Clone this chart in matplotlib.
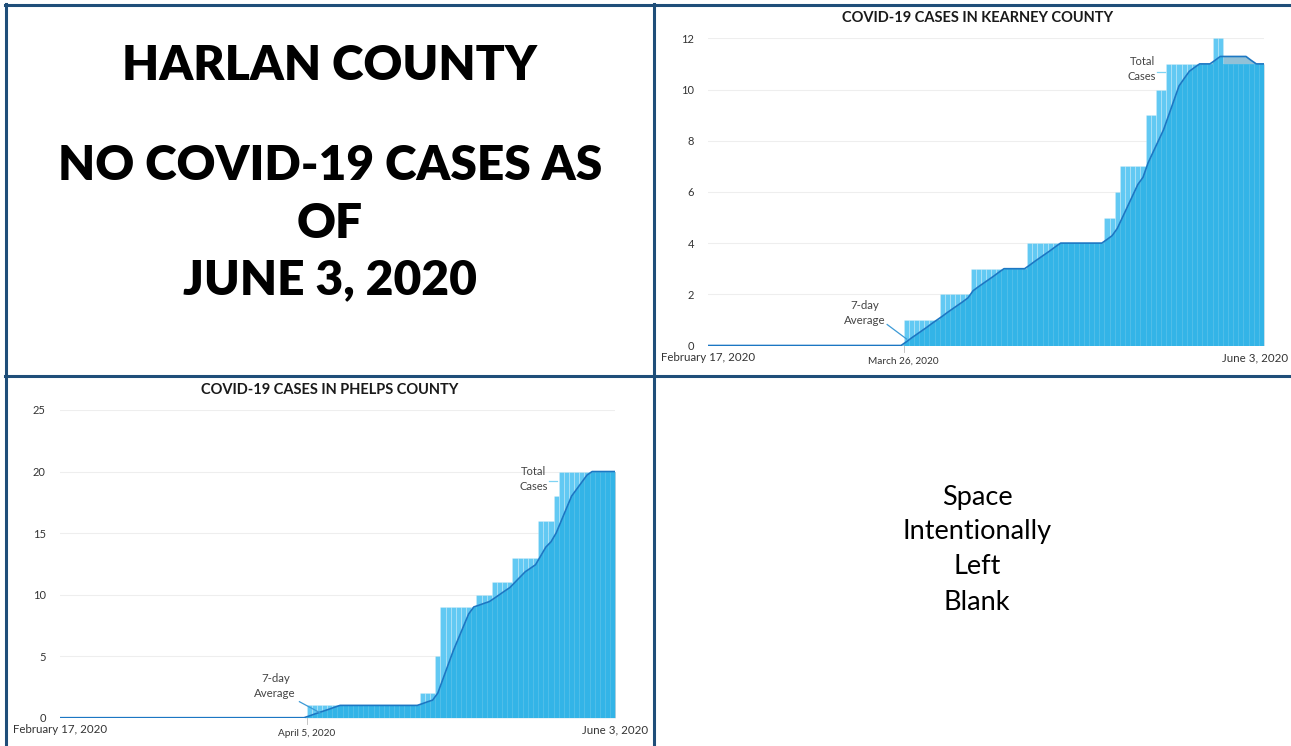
import numpy as np
import matplotlib
matplotlib.use("Agg")
import matplotlib.pyplot as plt
from matplotlib.lines import Line2D
from matplotlib.patches import Polygon
from matplotlib.transforms import blended_transform_factory

# days counted from February 17, 2020 (day 0) to June 3, 2020 (day 107)
n_days = 108

kearney_total = ([0] * 38 + [1] * 7 + [2] * 6 + [3] * 11 + [4] * 15 + [5] * 2 + [6]
                 + [7] * 5 + [9] * 2 + [10] * 2 + [11] * 9 + [12] * 2 + [11] * 8)
kearney_avg = ([0] * 38
               + [0.14, 0.29, 0.43, 0.57, 0.71, 0.86, 1.00]
               + [1.14, 1.29, 1.43, 1.57, 1.71, 1.86]
               + [2.14, 2.29, 2.43, 2.57, 2.71, 2.86]
               + [3.00] * 5
               + [3.14, 3.29, 3.43, 3.57, 3.71, 3.86]
               + [4.00] * 9
               + [4.14, 4.29, 4.57, 5.00, 5.43, 5.86, 6.29, 6.57, 7.14, 7.57, 8.00, 8.43,
                  9.00, 9.57, 10.14, 10.43, 10.71, 10.86]
               + [11.00] * 3 + [11.14] + [11.29] * 6 + [11.14, 11.00, 11.00])

phelps_total = ([0] * 48 + [1] * 22 + [2] * 3 + [5] + [9] * 7 + [10] * 3 + [11] * 4
                + [13] * 5 + [16] * 3 + [18] + [20] * 11)
phelps_avg = ([0] * 48
              + [0.14, 0.29, 0.43, 0.57, 0.71, 0.86]
              + [1.00] * 16
              + [1.14, 1.29, 1.43]
              + [2.00, 3.14, 4.29, 5.43, 6.43, 7.43, 8.43]
              + [9.00, 9.14, 9.29, 9.43, 9.71, 10.00, 10.29, 10.57]
              + [11.00, 11.43, 11.86, 12.14, 12.43, 13.14, 13.86, 14.29]
              + [15.00, 16.00, 17.00, 18.00, 18.57, 19.14, 19.71]
              + [20.00] * 5)

kearney_ticks = [0, 2, 4, 6, 8, 10, 12]
phelps_ticks = [0, 5, 10, 15, 20, 25]

W, H = 1291, 746
BAR = "#62c9f3"
AREA = "#2fb3e6"
AREA_OVER = "#92c1d7"
LINE = "#1c77c3"
BORDER = "#1f4e79"
FONT = "Lato"

fig = plt.figure(figsize=(W / 100, H / 100), dpi=100)


def px_box(x0, y0, x1, y1):
    # pixel box (top-left origin) -> figure fraction rect
    return [x0 / W, 1 - y1 / H, (x1 - x0) / W, (y1 - y0) / H]


def county_chart(rect, total, avg, yticks, title, title_xy, mid_day, mid_label,
                 avg_text, avg_arrow, tot_text, tot_line, end_x=None):
    ax = fig.add_axes(rect)
    days = np.arange(n_days)
    xs = np.r_[0, days + 0.5, n_days]
    ys = np.r_[avg[0], avg, avg[-1]]

    # part of the average area that rises above the bars (shows greyish)
    ax.fill_between(xs, 0, ys, color=AREA_OVER, linewidth=0, zorder=1.5)
    ax.bar(days, total, width=1, align="edge", color=BAR, edgecolor=(1, 1, 1, 0.22),
           linewidth=0.4, zorder=2)
    # the average area over the bars, clipped to the bar outline
    step_x = np.r_[0, np.repeat(np.arange(1, n_days), 2), n_days]
    step_y = np.repeat(total, 2)
    outline = Polygon(np.c_[np.r_[0, step_x, n_days], np.r_[0, step_y, 0]],
                      closed=True, transform=ax.transData, facecolor="none",
                      edgecolor="none")
    ax.add_patch(outline)
    area = ax.fill_between(xs, 0, ys, color=AREA, alpha=0.92, linewidth=0, zorder=3)
    area.set_clip_path(outline)
    ax.bar(days, total, width=1, align="edge", color="none", edgecolor=(1, 1, 1, 0.12),
           linewidth=0.4, zorder=4)
    ax.plot(xs, ys, color=LINE, lw=1.2, zorder=5)
    ax.set_xlim(0, n_days)
    ax.set_ylim(0, yticks[-1])
    ax.set_yticks(yticks)
    ax.set_yticklabels([str(t) for t in yticks], fontsize=8, color="#333333", family=FONT)
    ax.tick_params(axis="y", length=0, pad=10)
    ax.set_xticks([])
    ax.grid(axis="y", color="#eeeeee", lw=0.8, zorder=0)
    ax.set_axisbelow(True)
    for s in ax.spines.values():
        s.set_visible(False)

    tr = blended_transform_factory(ax.transData, ax.transAxes)
    ax.text(0, -0.022, "February 17, 2020", transform=tr, ha="center", va="top",
            fontsize=8.3, color="#333333", family=FONT, clip_on=False)
    if end_x is None:
        ax.text(n_days, -0.022, "June 3, 2020", transform=tr, ha="center", va="top",
                fontsize=8.3, color="#333333", family=FONT, clip_on=False)
    else:
        # keep the label inside the picture edge
        fig.text(end_x / W, ax.get_position().y0 - 0.022 * ax.get_position().height,
                 "June 3, 2020", ha="right", va="top", fontsize=8.3, color="#333333",
                 family=FONT)
    ax.plot([mid_day, mid_day], [0, -0.02], transform=tr, color="#bbbbbb", lw=0.6,
            clip_on=False)
    ax.text(mid_day, -0.038, mid_label, transform=tr, ha="center", va="top",
            fontsize=7.2, color="#333333", family=FONT, clip_on=False)

    ax.text(avg_text[0], avg_text[1], "7-day\nAverage", ha="center", va="center",
            fontsize=8.3, color="#444444", family=FONT, linespacing=1.45, zorder=6)
    ax.plot(avg_arrow[0], avg_arrow[1], color="#3d9ad6", lw=0.9, zorder=6)
    ax.text(tot_text[0], tot_text[1], "Total\nCases", ha="center", va="center",
            fontsize=8.0, color="#444444", family=FONT, linespacing=1.45, zorder=6)
    ax.plot(tot_line[0], tot_line[1], color="#7fd3f3", lw=0.9, zorder=6)

    fig.text(title_xy[0] / W, 1 - title_xy[1] / H, title, ha="center", va="center",
             fontsize=10.5, fontweight="bold", color="#1a1a1a", family=FONT)
    return ax


county_chart(px_box(708, 38.3, 1264, 345.5), kearney_total, kearney_avg, kearney_ticks,
             "COVID-19 CASES IN KEARNEY COUNTY", (978, 18), 38, "March 26, 2020",
             (30.5, 1.27), ([34.8, 38.6], [0.82, 0.25]),
             (84.3, 10.8), ([87.3, 88.8], [10.67, 10.67]), end_x=1288)

county_chart(px_box(59.7, 410, 615.3, 717.7), phelps_total, phelps_avg, phelps_ticks,
             "COVID-19 CASES IN PHELPS COUNTY", (330, 390), 48, "April 5, 2020",
             (41.9, 2.58), ([46.6, 50.6], [1.3, 0.4]),
             (92.1, 19.4), ([95.2, 96.7], [19.2, 19.2]))

# left column text
big = dict(ha="center", va="center", fontsize=34.5, fontweight="heavy", color="black",
           family=FONT)
for txt, y in [("HARLAN COUNTY", 66), ("NO COVID-19 CASES AS", 166), ("OF", 224),
               ("JUNE 3, 2020", 280)]:
    fig.text(330 / W, 1 - y / H, txt, **big)

for txt, y in [("Space", 497), ("Intentionally", 532), ("Left", 567), ("Blank", 602)]:
    fig.text(977 / W, 1 - y / H, txt, ha="center", va="center", fontsize=19.5,
             color="black", family=FONT)


# table borders
def hline(y, x0, x1):
    fig.add_artist(Line2D([x0 / W, x1 / W], [1 - y / H, 1 - y / H], color=BORDER, lw=2.2,
                          transform=fig.transFigure))


def vline(x, y0, y1):
    fig.add_artist(Line2D([x / W, x / W], [1 - y0 / H, 1 - y1 / H], color=BORDER, lw=2.2,
                          transform=fig.transFigure))


hline(4.5, 5, W)
hline(376.5, 5, W)
vline(5.5, 4, H)
vline(654, 4, H)

fig.savefig("out.png", dpi=100)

■ ■ ■ ■ ■

Task statement
Please take the lines from the beginning of the data above through the line holding "[11.14, 11.00, 11.00])" and transcribe them exactly, without any pictures.

Answer to the problem
Clone this chart in matplotlib.
import numpy as np
import matplotlib
matplotlib.use("Agg")
import matplotlib.pyplot as plt
from matplotlib.lines import Line2D
from matplotlib.patches import Polygon
from matplotlib.transforms import blended_transform_factory

# days counted from February 17, 2020 (day 0) to June 3, 2020 (day 107)
n_days = 108

kearney_total = ([0] * 38 + [1] * 7 + [2] * 6 + [3] * 11 + [4] * 15 + [5] * 2 + [6]
                 + [7] * 5 + [9] * 2 + [10] * 2 + [11] * 9 + [12] * 2 + [11] * 8)
kearney_avg = ([0] * 38
               + [0.14, 0.29, 0.43, 0.57, 0.71, 0.86, 1.00]
               + [1.14, 1.29, 1.43, 1.57, 1.71, 1.86]
               + [2.14, 2.29, 2.43, 2.57, 2.71, 2.86]
               + [3.00] * 5
               + [3.14, 3.29, 3.43, 3.57, 3.71, 3.86]
               + [4.00] * 9
               + [4.14, 4.29, 4.57, 5.00, 5.43, 5.86, 6.29, 6.57, 7.14, 7.57, 8.00, 8.43,
                  9.00, 9.57, 10.14, 10.43, 10.71, 10.86]
               + [11.00] * 3 + [11.14] + [11.29] * 6 + [11.14, 11.00, 11.00])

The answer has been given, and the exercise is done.